Wallabies set for torrid scrum battle

The Wallabies know they must win the engine-room battle against the All Blacks to keep their Bledisloe Cup hopes alive on Saturday.

Wallabies hooker Nathan Charles with head coach Ewen McKenzie

The Wallabies have said their scrum technique will be the key to them securing a Bledisloe Cup win. (AAP)

Forget Kurtley Beale, the Wallabies know this will be an old-fashioned trans-Tasman Test that's won and lost up front.

A Bledisloe Cup battle decided in the engine room, not by the glamour boy backs.

While much of the focus over the past week has centred on Beale's contentious selection - and retention - as Australia's five-eighth, the Wallabies acknowledge their playmaker will be powerless to stop the All Blacks at Eden Park on Saturday if the gold scrum is going backwards.

"It starts with the set piece," said Wallabies hooker Nathan Charles.

And finishes with the set piece.

Especially under French referee Romaine Poite.

Poite is equally as officious at scrum time as Jaco Peyper, the South African who blew the pea out of the whistle in last Saturday's 12-12 draw against the All Blacks in Sydney.

Poite is also the same referee who punished Australia's scrum during last year's series-deciding 41-16 third Test loss to the British and Irish Lions in Sydney.

Australia's oft-maligned scrum held its own with the might and power of New Zealand's last Saturday, but coach Ewen McKenzie knows that critics - and referees - can be fickle.

"Like all parts of the game, we've made progress (with our scrum)," McKenzie said.

"But I also know one bad at the day at the office (and) the headlines come out. They all get dusted off and they come out again.

"So we can't afford to have a bad day at the office."

Otherwise Poite could have the Wallabies reliving a recurring nightmare.

"You've got to build reputation over time," McKenzie said.

"You can trash it overnight, but it takes to build and he was on the sideline (for the first Test), so he would have watched it naturally and been probably forming an opinion.

"There's no doubt that the French referees at scrum time will favour scrums going forward.
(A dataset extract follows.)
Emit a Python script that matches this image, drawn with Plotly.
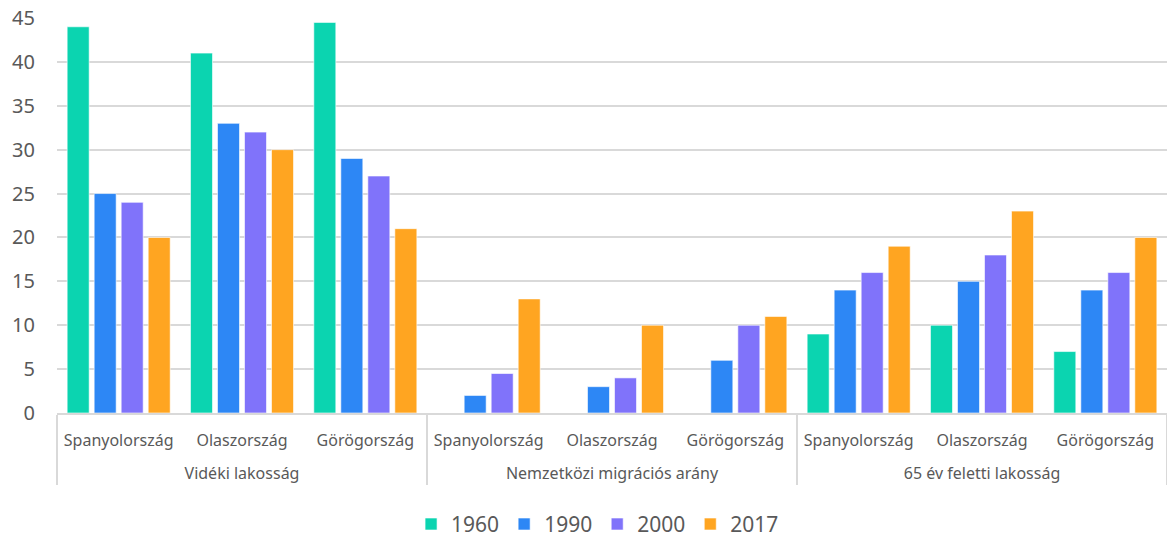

That's the sort of philosophical approach in French rugby, which I understand.

"So you've got to make sure you aren't going backwards. You have got to be able to get parity at least and then you've got a platform to play with."

McKenzie believes noises coming out of New Zealand this week indicate the All Blacks - who can retain the Bledisloe Cup for a 12th straight year with victory in Auckland - plan to get "back to the basics" and "get the fundamentals right" on Saturday.

"So we know from the first minute of the game they're going to come hard and they'll do that through the forwards," McKenzie said.

"They'll obviously take us on at the set piece ... pick and drive and be trying to impose themselves and getting on the front foot.

"So we'll train accordingly this week. There's going to be another level of physicality up front and we have to be ready for that."